You have to wonder why he – why they – don't just walk away.
They were figuratively beaten up by the Board of Education. They were kept away from the parents they are trying to help, then accused of not trying hard enough to reach them. There were suggestions of racial overtones made by defenders of the status quo.

It's a tough life, being an education reformer in Buffalo. They're either gluttons for punishment, or – more likely – committed to a cause.

"We are concerned about education in the city," said Steve Polowitz, "and have been for years."

Polowitz is part of the pack of reformers who are trying – against all odds – to transform two of Buffalo's 28 failing schools into public charter schools. The folks behind the nonprofit push are taking fire from a Board of Ed that has yet to grasp the enormity of its failing-schools crisis. On the other parapet is a teachers union determined to protect its ever-shrinking turf.

If every verbal blow the reformers have taken were a punch, Polowitz would be a walking bruise.

He is 61, a rail-thin attorney with silvery hair and impeccable school-reform credentials. Eleven years ago, he and four others founded Tapestry Charter School. It is arguably the most successful charter in Buffalo.
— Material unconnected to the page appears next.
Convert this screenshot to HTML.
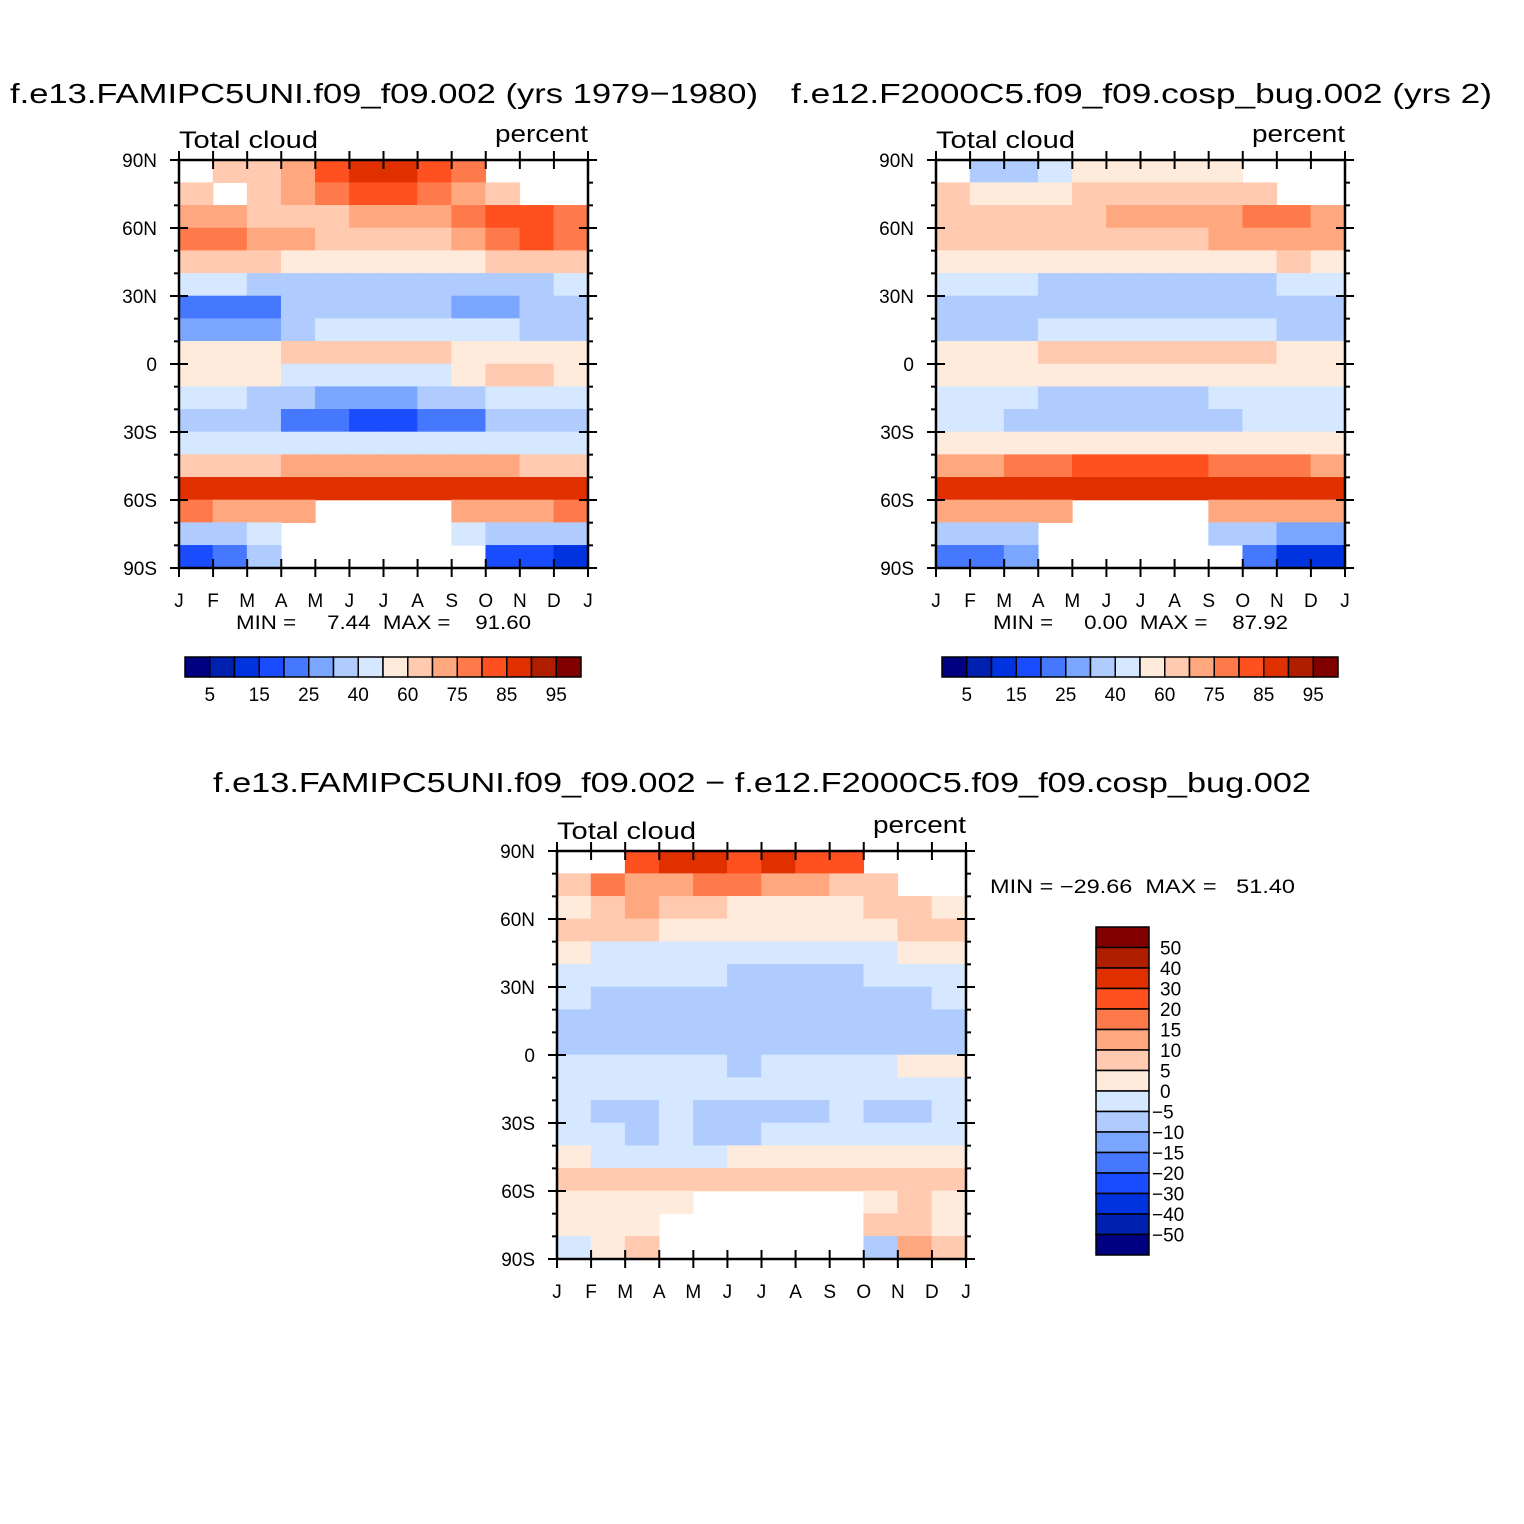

The public charter school, which since expanded through high school, last year got 1,200 applications for 200 spots.

For those keeping a diversity scorecard, about 70 percent of the kids at Tapestry High are minorities. Four of the six trustees for the two proposed restart charters are minorities. If Polowitz, fellow Tapestry co-founder Amy Friedman and others pushing to transform Waterfront Elementary and East High into charters are racist, they do a heck of a job of hiding it.

I have known Polowitz for years. I have no doubt about his charter-pushing motivation: to bring school choice to parents who cannot afford to send their kids to private schools or to move to the suburbs. Freed of the disconnected administration and innovation-stifling rules that afflict district schools, charters can bring everything from a longer school day to smaller class sizes to inner-city kids.

The charter movement has made for strange bedfellows. Some, like Polowitz and Friedman, are progressives. Others are conservative business types worried about the education of their future workforce.

The spark has grown into a fire. About 8,000 students now attend charter schools in Buffalo, most of them choosing a charter over a traditional public school. District officials have not asked the reformers to state their case to parents at Waterfront and East because they are afraid the parents will like what they hear.

I understand why district officials are bent out of shape about this charter restart push. Polowitz & Co. – after getting nowhere with the School Board – are asking State Ed to use its power to close the two schools and reopen them as charters.

The move outflanks – and disempowers – the School Board and the teachers union, the historic gatekeepers of public education in the city. If State Ed OKs the charter-restart idea next month, it kicks open a new door – here and across the state.

For Polowitz, the possibility is worth the beating. Just as it always has been.